Mientras el tratamiento hipercalémico de Laurie empezaba a hacer descender los niveles de potasio que Jack temía que le corrieran por el torrente sanguíneo, llegó un anestesista y procedió a entubarla para que pudiera ser ventilada con más eficacia. Al incorporarse después de haber acabado, Jack vio su nombre en la placa. Era José Cabero. Jack tardó en reaccionar. Recordaba el nombre de las listas de Roger, y se vio vigilando todos los movimientos del anestesista hasta que vio con alivio que se marchaba.

La diálisis peritoneal se realizó a través de la piel, sin dificultad, mediante una gran máquina de succión cilíndrica dotada de una cánula. Jack apartó la vista cuando introdujeron la aguja a través de la pared abdominal de Laurie, pero se hallaba lo bastante cerca para escuchar el sonido que hizo al atravesar los tejidos, y no pudo reprimir una mueca.
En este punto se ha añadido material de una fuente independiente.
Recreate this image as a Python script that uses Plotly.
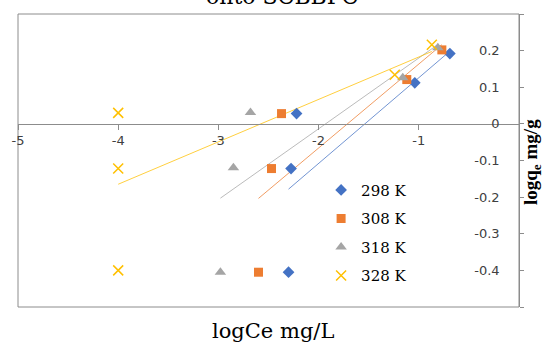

Un momento después contempló cómo el fluido isotónico libre de potasio era introducido en su abdomen. Cruzó mentalmente los dedos y rezó para que el tratamiento resultara de ayuda. Sabía que, con la gran superficie que había bajo el abdomen como resultado de las vueltas de los intestinos combinadas con la abundancia de vasos sanguíneos del plexo, la diálisis peritoneal era el método más efectivo, aunque pasivo, de bajar los niveles de potasio o de cualquier otro electrolito en la sangre.

Por desgracia, tras diez minutos de agresiva terapia, no se habían producido cambios apreciables en la situación de Laurie. Caitlin pidió más gluconato cálcico y lo inyectó ella misma. Jack lo oyó desde lejos porque había empezado a pasear entre la cama de Laurie, situada frente al mostrador de enfermeras, y el vestíbulo de los ascensores. No era la cafeína lo que lo empujaba en esos momentos, sino su creciente temor y sensación de culpabilidad. Lo que más le remordía era la posibilidad de que aquel episodio no fuera más que una nueva manifestación de su condición de gafe para sus seres queridos. Era una idea que lo acosaba sin piedad. En una sola noche había perdido un hijo potencial y se hallaba al borde de perder la persona a la que amaba. Para empeorar las cosas, sabía que en parte era culpa suya.

Cuando llegó el resultado del análisis de sangre, Caitlin se lo mostró a Jack.